▶ _The task_
Among the lines below, count those with "drawn". Give only the number.
* START Dataset records *
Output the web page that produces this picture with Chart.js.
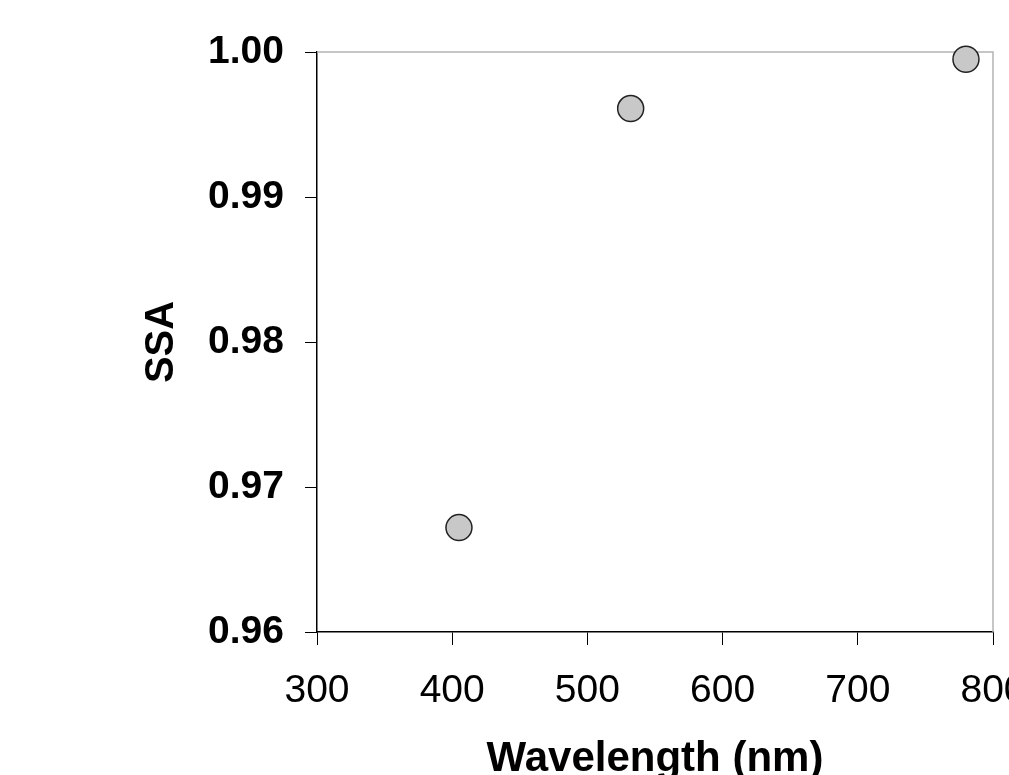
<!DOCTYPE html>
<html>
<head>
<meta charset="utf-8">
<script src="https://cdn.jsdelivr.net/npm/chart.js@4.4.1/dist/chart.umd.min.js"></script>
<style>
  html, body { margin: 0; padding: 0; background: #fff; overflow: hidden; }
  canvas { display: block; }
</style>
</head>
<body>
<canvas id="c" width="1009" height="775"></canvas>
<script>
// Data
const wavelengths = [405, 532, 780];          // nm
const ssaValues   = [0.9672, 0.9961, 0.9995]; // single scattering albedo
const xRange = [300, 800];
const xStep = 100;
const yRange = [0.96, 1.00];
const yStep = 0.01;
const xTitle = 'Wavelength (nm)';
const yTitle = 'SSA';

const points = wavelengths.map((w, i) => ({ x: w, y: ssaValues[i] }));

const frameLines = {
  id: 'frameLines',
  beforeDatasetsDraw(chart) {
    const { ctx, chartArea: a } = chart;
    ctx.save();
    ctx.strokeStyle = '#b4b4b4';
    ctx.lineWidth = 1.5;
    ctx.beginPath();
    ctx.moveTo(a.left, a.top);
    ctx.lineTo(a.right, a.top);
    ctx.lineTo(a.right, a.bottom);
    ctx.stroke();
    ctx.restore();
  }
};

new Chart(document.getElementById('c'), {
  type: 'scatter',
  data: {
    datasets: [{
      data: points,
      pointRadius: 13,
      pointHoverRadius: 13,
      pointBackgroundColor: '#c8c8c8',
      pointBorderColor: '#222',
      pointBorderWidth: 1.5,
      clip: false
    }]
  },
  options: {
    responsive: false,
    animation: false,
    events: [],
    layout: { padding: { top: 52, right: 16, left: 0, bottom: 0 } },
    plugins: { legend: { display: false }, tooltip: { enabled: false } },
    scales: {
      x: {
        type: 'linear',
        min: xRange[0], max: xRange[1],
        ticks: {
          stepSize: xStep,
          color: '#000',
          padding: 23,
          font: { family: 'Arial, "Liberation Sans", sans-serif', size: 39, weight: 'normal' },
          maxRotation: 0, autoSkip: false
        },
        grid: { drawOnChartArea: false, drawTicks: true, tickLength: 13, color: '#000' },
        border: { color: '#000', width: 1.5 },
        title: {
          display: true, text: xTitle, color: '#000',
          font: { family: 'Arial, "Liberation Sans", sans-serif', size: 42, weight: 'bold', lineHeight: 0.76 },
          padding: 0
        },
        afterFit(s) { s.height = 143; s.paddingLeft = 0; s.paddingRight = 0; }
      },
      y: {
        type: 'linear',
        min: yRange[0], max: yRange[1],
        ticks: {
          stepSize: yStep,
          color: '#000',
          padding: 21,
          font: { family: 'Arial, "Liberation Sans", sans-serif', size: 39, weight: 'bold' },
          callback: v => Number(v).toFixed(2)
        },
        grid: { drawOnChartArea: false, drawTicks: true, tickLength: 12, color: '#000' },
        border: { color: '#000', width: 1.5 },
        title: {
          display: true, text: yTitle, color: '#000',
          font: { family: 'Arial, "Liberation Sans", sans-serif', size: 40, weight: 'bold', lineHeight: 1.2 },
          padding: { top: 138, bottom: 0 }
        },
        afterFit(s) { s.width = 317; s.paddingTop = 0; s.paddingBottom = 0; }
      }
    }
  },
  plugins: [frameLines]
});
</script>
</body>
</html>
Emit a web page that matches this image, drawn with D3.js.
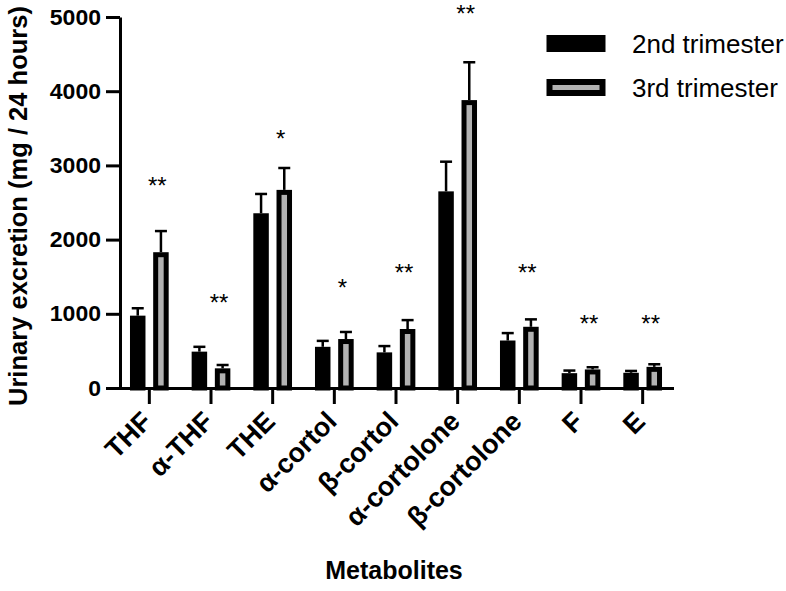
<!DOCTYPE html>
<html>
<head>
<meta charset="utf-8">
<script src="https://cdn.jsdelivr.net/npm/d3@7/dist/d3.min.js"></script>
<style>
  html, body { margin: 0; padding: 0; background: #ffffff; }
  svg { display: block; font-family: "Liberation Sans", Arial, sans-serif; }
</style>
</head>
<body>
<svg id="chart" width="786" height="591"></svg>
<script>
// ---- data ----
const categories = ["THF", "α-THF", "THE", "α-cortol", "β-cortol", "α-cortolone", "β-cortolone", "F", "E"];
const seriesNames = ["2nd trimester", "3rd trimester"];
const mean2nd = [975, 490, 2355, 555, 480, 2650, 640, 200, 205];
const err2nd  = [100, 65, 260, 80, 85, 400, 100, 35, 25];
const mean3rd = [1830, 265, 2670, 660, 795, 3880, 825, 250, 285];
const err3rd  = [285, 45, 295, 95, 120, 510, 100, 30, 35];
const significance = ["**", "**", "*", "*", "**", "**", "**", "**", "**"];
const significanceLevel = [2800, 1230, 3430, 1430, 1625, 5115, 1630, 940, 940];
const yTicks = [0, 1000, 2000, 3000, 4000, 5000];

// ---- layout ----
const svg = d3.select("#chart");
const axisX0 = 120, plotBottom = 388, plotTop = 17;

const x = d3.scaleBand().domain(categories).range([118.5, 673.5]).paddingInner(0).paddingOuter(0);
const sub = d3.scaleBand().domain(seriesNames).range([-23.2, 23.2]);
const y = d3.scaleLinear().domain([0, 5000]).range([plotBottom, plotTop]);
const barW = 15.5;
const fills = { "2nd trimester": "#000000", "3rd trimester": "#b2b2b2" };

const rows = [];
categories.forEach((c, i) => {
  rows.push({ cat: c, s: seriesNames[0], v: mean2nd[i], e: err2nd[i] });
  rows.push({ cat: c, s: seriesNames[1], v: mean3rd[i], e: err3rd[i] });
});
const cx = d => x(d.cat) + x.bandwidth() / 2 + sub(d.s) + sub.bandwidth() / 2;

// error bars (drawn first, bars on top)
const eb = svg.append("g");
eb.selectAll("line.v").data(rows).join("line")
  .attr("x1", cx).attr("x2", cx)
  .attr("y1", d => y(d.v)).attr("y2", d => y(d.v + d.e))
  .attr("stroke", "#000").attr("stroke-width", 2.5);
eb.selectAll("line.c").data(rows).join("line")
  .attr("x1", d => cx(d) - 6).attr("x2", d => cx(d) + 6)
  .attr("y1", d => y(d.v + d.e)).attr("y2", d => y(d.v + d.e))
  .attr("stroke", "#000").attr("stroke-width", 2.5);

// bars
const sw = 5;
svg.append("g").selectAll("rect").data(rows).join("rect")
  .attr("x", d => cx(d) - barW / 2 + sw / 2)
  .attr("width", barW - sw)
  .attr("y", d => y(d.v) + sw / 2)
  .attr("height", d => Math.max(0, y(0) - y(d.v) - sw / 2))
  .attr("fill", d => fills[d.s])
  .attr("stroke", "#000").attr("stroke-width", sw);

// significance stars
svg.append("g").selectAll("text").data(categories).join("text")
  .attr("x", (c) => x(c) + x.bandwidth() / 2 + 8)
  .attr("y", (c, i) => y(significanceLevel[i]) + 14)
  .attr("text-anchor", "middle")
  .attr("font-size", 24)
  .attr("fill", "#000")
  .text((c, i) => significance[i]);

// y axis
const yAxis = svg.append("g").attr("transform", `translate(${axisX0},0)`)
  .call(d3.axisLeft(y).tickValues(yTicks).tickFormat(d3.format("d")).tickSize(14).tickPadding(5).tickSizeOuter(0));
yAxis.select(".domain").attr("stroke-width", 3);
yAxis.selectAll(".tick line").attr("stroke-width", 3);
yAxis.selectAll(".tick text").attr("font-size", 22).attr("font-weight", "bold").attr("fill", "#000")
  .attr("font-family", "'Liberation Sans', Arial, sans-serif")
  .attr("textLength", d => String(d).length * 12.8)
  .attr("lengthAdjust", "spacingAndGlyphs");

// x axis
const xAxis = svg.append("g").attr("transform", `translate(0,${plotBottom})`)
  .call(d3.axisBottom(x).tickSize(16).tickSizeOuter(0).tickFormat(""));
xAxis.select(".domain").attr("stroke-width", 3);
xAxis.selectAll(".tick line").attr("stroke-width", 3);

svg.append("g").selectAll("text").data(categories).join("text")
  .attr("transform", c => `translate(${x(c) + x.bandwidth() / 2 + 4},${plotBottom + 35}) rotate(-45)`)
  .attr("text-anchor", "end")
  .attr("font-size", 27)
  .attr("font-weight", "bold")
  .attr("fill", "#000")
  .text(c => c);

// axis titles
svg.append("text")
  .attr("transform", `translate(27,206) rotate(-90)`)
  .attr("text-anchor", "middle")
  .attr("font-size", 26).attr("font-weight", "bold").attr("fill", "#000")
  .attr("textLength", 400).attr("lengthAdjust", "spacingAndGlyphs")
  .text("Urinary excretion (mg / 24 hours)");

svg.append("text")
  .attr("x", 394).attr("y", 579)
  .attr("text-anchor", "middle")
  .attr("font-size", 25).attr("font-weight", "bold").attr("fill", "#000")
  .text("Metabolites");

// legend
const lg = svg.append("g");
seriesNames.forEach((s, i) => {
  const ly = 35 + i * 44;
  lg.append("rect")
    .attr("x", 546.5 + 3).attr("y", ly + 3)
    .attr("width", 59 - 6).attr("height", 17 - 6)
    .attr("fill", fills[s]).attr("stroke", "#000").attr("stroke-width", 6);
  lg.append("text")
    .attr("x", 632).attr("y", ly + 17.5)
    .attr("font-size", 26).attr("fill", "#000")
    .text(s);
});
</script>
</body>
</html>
* END Dataset records *
* START Dataset records *
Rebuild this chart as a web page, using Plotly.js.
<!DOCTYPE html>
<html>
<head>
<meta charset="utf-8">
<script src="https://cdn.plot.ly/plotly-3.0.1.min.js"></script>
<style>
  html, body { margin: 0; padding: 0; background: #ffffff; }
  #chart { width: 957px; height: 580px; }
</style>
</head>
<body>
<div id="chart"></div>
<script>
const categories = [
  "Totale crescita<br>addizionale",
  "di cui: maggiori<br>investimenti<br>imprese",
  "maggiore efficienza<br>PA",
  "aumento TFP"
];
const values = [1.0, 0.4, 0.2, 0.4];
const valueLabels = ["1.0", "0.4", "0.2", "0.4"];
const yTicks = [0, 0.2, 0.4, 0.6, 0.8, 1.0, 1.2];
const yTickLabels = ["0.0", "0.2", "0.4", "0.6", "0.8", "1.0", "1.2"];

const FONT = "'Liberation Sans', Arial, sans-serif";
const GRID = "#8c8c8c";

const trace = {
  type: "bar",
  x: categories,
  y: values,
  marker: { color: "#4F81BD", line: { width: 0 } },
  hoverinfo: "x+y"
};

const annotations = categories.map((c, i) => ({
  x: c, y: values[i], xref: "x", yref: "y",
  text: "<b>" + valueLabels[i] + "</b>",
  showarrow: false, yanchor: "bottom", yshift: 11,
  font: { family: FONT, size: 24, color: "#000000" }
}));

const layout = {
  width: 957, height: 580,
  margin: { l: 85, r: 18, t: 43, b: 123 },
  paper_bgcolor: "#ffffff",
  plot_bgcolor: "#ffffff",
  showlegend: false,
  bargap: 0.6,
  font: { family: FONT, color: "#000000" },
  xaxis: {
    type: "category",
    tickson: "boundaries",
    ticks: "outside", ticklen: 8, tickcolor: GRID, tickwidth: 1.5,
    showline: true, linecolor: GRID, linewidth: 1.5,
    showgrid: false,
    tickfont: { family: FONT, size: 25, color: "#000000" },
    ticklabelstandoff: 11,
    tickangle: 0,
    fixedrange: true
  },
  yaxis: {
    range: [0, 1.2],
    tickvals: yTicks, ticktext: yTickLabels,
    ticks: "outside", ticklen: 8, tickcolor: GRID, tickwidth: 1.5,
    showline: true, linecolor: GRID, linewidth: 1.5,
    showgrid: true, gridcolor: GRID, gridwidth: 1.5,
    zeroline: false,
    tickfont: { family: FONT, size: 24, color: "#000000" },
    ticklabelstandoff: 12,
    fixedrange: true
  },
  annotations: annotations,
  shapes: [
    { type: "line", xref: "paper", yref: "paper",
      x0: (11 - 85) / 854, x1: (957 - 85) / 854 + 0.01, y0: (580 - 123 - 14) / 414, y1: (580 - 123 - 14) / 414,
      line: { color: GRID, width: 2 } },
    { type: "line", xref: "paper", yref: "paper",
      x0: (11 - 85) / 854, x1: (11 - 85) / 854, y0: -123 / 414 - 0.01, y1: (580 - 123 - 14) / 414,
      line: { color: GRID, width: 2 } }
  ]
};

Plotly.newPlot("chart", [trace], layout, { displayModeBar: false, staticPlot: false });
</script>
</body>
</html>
* END Dataset records *
* START Dataset records *
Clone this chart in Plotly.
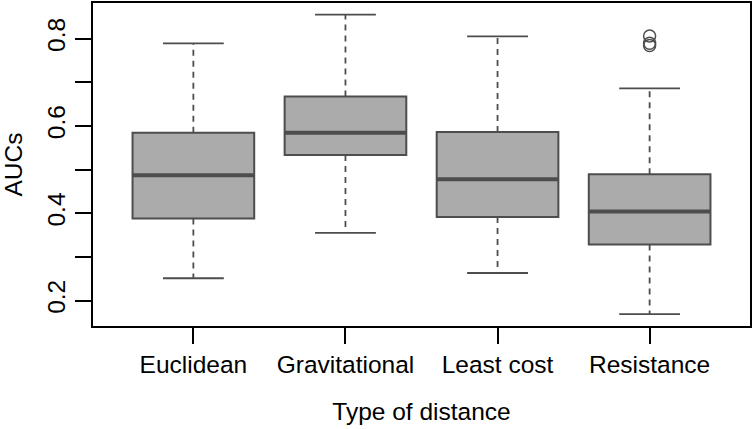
* END Dataset records *
▶ _Finished task_
2